Mickey can do more than the average mouse, but he doesn't really have that many moves at his disposal. The head stomp maneuver--a favorite among fuzzy platform heroes--can be used by Mickey, but it won't work on a lot of enemies. Thus you can be trying to use it to attack and you may get damaged instead. Generally though, remember that ground based enemies can be stomped, and any flying enemies usually can't unless they are flying low enough to be cleared.
The usual form of attack will be tossing marbles, which Mickey collects as he goes--when you run out, it's down to stomping or avoiding until you find more.
Mickey walks quite slow, but builds up some speed if he keeps going--but generally you won't be going fast. Precise jumping will be part of the battle, but you must land perfect. Like with attacking enemies, this can be tricky. A lot of these cartoony games often suffer from a common problem--control. Sometimes collision is iffy and you may miss a crucial jump. You have 5 ''hits'' to start, shown by Mickey's gloved hand in the upper left corner. Unfortunately, a lot of the times you die will be due to falling in pits, which contributes to the lowered score.
Once you get used to the control, Mickey is fun to use, but the awkwardness at first may leave some frustrated at getting their butt kicked on a game starring Mickey Mouse!
Also, there are a number of sections where you will likely die a LOT--usually by falling into pits/off the screen. Pits are the bane of a platform lover, but they were all the rage back then. We hate them and hope to never see them again, but in here I'm not too surprised to see them.
However, it just takes some learning to overcome, and it won't take that much effort to get to the cool bosses!
It's a CD game! It damn well BETTER have good audio!

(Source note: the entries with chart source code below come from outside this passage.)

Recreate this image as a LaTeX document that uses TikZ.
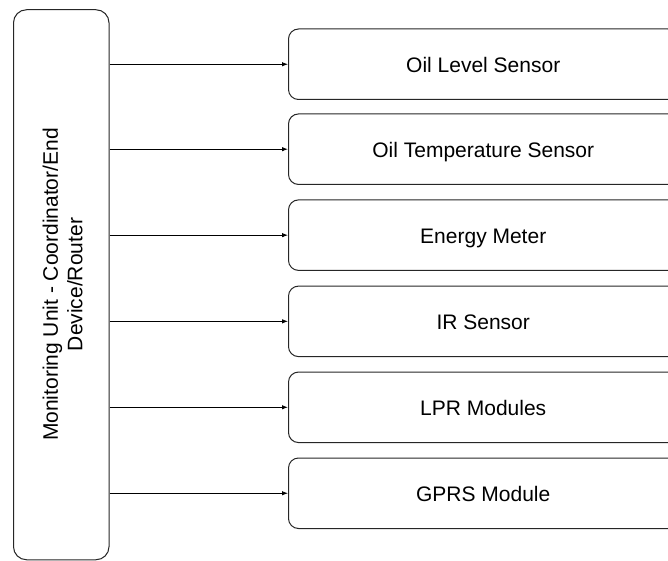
\documentclass[tikz,border=0pt]{standalone}
\usepackage{fontspec}
\setmainfont{Liberation Sans}
\usetikzlibrary{arrows.meta}
\begin{document}
\begin{tikzpicture}[x=1pt,y=-1pt,
  mainbox/.style={draw=black!85, line width=1pt, rounded corners=13pt, minimum width=95.5pt, minimum height=550pt, inner sep=0pt},
  devbox/.style={draw=black!85, line width=1pt, rounded corners=10pt, minimum width=389.5pt, minimum height=70.5pt, inner sep=0pt, text height=17pt, text depth=0pt, font=\fontsize{21}{24}\selectfont},
  conn/.style={draw=black, line width=0.9pt, -{Latex[length=6pt,width=4.5pt]}}]
\useasboundingbox (0,0) rectangle (668,561);
\clip (0,0) rectangle (668,561);
\node[mainbox] (L) at (61.25,284.75) {};
\node[rotate=90, align=center, font=\fontsize{21}{24.5}\selectfont] (Lt) at (62.5,284.5) {Monitoring Unit - Coordinator/End\\Device/Router};
\node[devbox] (b1) at (483.25,64.25) {Oil Level Sensor};
\node[devbox] (b2) at (483.25,149.2) {Oil Temperature Sensor};
\node[devbox] (b3) at (483.25,235.15) {Energy Meter};
\node[devbox] (b4) at (483.25,321.35) {IR Sensor};
\node[devbox] (b5) at (483.25,407.3) {LPR Modules};
\node[devbox] (b6) at (483.25,493.25) {GPRS Module};
\foreach \b in {b1,b2,b3,b4,b5,b6}
  \draw[conn] (L.east |- \b.west) -- (\b.west);
\end{tikzpicture}
\end{document}
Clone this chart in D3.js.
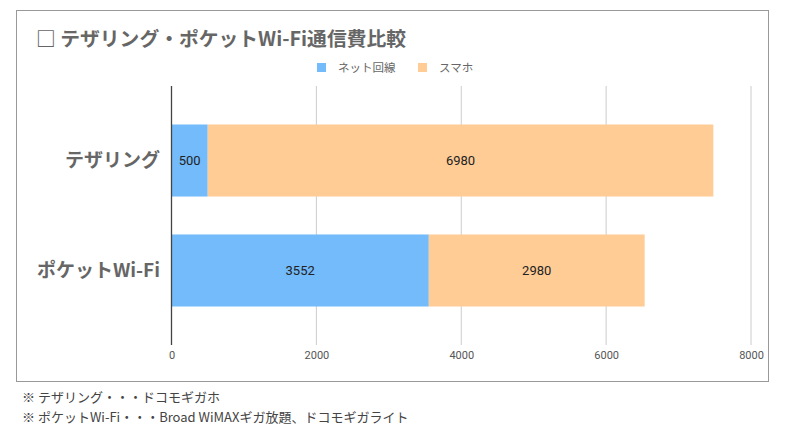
<!DOCTYPE html>
<html><head><meta charset="utf-8">
<script src="https://cdn.jsdelivr.net/npm/d3@7"></script>
<style>
body{margin:0;background:#fff;font-family:"Noto Sans CJK JP","Noto Sans",sans-serif;}
</style></head>
<body><svg id="c" width="790" height="431"></svg>
<script>
const categories = ["テザリング", "ポケットWi-Fi"];
const seriesNames = ["ネット回線", "スマホ"];
const netValues = [500, 3552];
const phoneValues = [6980, 2980];
const xTicks = [0, 2000, 4000, 6000, 8000];
const colors = ["#73bbfa", "#ffcc96"];
const title = "□ テザリング・ポケットWi-Fi通信費比較";
const notes = ["※ テザリング・・・ドコモギガホ", "※ ポケットWi-Fi・・・Broad WiMAXギガ放題、ドコモギガライト"];

const svg = d3.select("#c");
const font = '"Noto Sans CJK JP","Noto Sans",sans-serif';

svg.append("rect").attr("x",16.5).attr("y",10.5).attr("width",752).attr("height",371)
  .attr("fill","#fff").attr("stroke","#999").attr("stroke-width",1);

svg.append("text").attr("x",36).attr("y",46).text(title)
  .attr("font-family",font).attr("font-size",19.8).attr("font-weight","bold").attr("fill","#666");

const x = d3.scaleLinear().domain([0,8000]).range([171.5,751]);
const y = d3.scaleBand().domain(categories).range([86,345]).paddingInner(0.345).paddingOuter(0.35);

// gridlines
svg.append("g").selectAll("line").data(xTicks.slice(1)).join("line")
  .attr("x1",d=>x(d)).attr("x2",d=>x(d)).attr("y1",86).attr("y2",345)
  .attr("stroke","#ccc").attr("stroke-width",1);

// axis labels via d3 axis
const ax = svg.append("g").attr("transform","translate(0,345)")
  .call(d3.axisBottom(x).tickValues(xTicks).tickSize(0).tickPadding(6).tickFormat(d3.format("d")));
ax.select(".domain").remove();
ax.selectAll("text").attr("font-family","Roboto,sans-serif").attr("font-size",11).attr("fill","#555");

// stacked data
const data = categories.map((c,i)=>({cat:c, v0:netValues[i], v1:phoneValues[i]}));
const stack = d3.stack().keys(["v0","v1"])(data);

stack.forEach((s,si)=>{
  const g = svg.append("g");
  g.selectAll("rect").data(s).join("rect")
    .attr("x",d=>x(d[0])).attr("width",d=>x(d[1])-x(d[0]))
    .attr("y",d=>y(d.data.cat)).attr("height",y.bandwidth())
    .attr("fill",colors[si]);
  g.selectAll("text").data(s).join("text")
    .attr("x",d=>(x(d[0])+x(d[1]))/2).attr("y",d=>y(d.data.cat)+y.bandwidth()/2)
    .attr("dy","0.35em").attr("text-anchor","middle")
    .attr("font-family","Roboto,sans-serif").attr("font-size",13).attr("fill","#222")
    .text(d=>d[1]-d[0]);
});

// category axis line
svg.append("line").attr("x1",x(0)).attr("x2",x(0)).attr("y1",86).attr("y2",345)
  .attr("stroke","#444").attr("stroke-width",1.3);

// category labels
svg.append("g").selectAll("text").data(categories).join("text")
  .attr("x",160).attr("y",d=>y(d)+y.bandwidth()/2).attr("dy","0.35em")
  .attr("text-anchor","end").attr("font-family",font).attr("font-size",19)
  .attr("font-weight","bold").attr("fill","#666").text(d=>d);

// legend
const lg = svg.append("g");
const lx = [317, 418];
seriesNames.forEach((n,i)=>{
  lg.append("rect").attr("x",lx[i]).attr("y",63).attr("width",9).attr("height",9).attr("fill",colors[i]);
  lg.append("text").attr("x",lx[i]+21).attr("y",67.5).attr("dy","0.35em")
    .attr("font-family",font).attr("font-size",11.5).attr("fill","#666").text(n);
});

// notes
svg.append("g").selectAll("text").data(notes).join("text")
  .attr("x",22).attr("y",(d,i)=>402+i*20)
  .attr("font-family",font).attr("font-size",13).attr("fill","#444").text(d=>d);
</script></body></html>
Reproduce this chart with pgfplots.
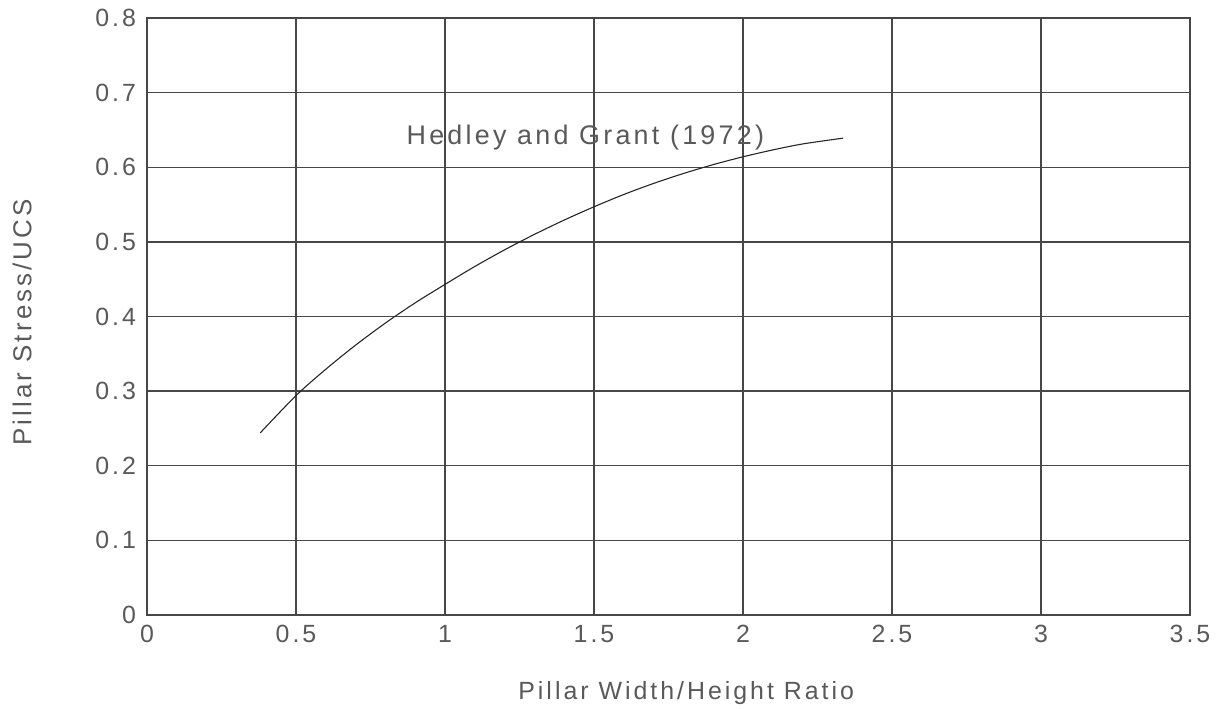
\documentclass[border=0pt]{standalone}
\usepackage{fontspec}
\setmainfont{Liberation Sans}[LetterSpace=12]
\usepackage{pgfplots}
\pgfplotsset{compat=1.18}
\begin{document}
\begin{tikzpicture}
\begin{axis}[
  scale only axis,
  width=521.5bp, height=298.5bp,
  xmin=0, xmax=3.5, ymin=0, ymax=0.8,
  xtick={0,0.5,...,3.5}, ytick={0,0.1,...,0.8},
  xticklabels={0,0.5,1,1.5,2,2.5,3,3.5},
  yticklabels={0,0.1,0.2,0.3,0.4,0.5,0.6,0.7,0.8},
  grid=major,
  major grid style={line width=0.7bp, draw=black!72},
  axis line style={line width=0.7bp, draw=black!72},
  major tick length=0pt,
  tick label style={font=\fontsize{12.5}{13}\selectfont, text=black!65},
  xticklabel style={yshift=-1.5bp},
  yticklabel style={xshift=-2bp},
  label style={font=\fontsize{12.5}{13}\selectfont, text=black!65},
  xlabel={Pillar Width/Height Ratio},
  ylabel={Pillar Stress/UCS},
  xlabel style={at={(axis description cs:0.517,-0.131)}, anchor=center},
  ylabel style={at={(axis description cs:-0.1198,0.49)}, anchor=center, font=\fontsize{13}{13}\selectfont},
]
\addplot[smooth, line width=0.55bp, draw=black!85] coordinates {
(0.38,0.244) (0.5,0.294) (0.6,0.3293) (0.7,0.3616) (0.8,0.3912) (0.9,0.4183)
(1.0,0.443) (1.1,0.467) (1.2,0.4893) (1.3,0.51) (1.4,0.5292) (1.5,0.547)
(1.6,0.5635) (1.7,0.5783) (1.8,0.5916) (1.9,0.6035) (2.0,0.614)
(2.1,0.6232) (2.2,0.6312) (2.336,0.639)
};
\node[font=\fontsize{13.5}{14}\selectfont, text=black!65] at (axis cs:1.471,0.640) {Hedley and Grant (1972)};
\end{axis}
\pgfresetboundingbox
\path ([shift={(-73.5bp,-47bp)}]current axis.south west) rectangle ([shift={(14.5bp,9bp)}]current axis.north east);
\end{tikzpicture}
\end{document}
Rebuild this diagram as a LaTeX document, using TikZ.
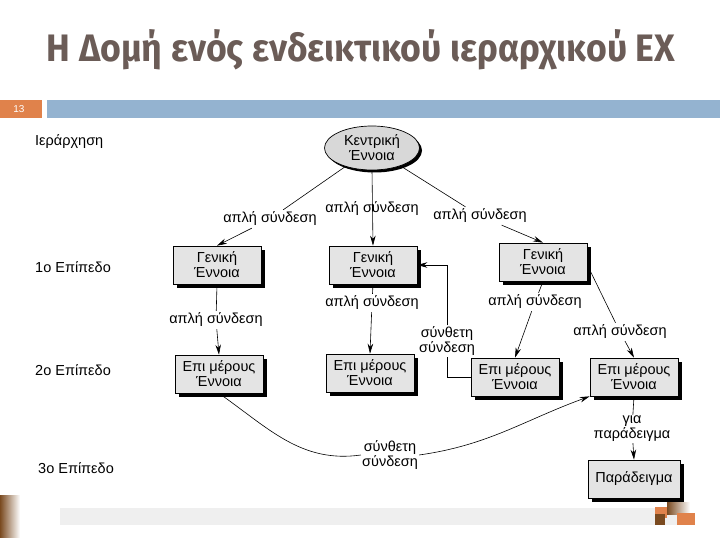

The soundtrack is a remixed version of the cartridge music, and sounds great, sets the moods, and heightens at the right times. Nothing overly intense, save for the boss music. It can be quite memorable, with the Mad Doctor level's themes in particular.
Mickey himself chimes in with voice samples now and then. A few words here and there, as well as introducing the level. More samples are included than in the cartridge games.
The game is fun to play, but with not that many secrets, is only worth replaying just for checking out the levels again and improving your own skills. There IS a secret level, which you can find by looking thoroughly. However, it's a shame more wasn't done with the CD format, such as adding an entirely brand new level based on any Mickey cartoon. There is an additional boss battle on this version, though.
The game has its flaws, but overall is a great, fun-filled adventure for anyone, not just Mickey fans. Younger gamers may find it too difficult--but there is a level select code for the lazy. Another great platformer for the Sega CD to join that worm and hedgehog!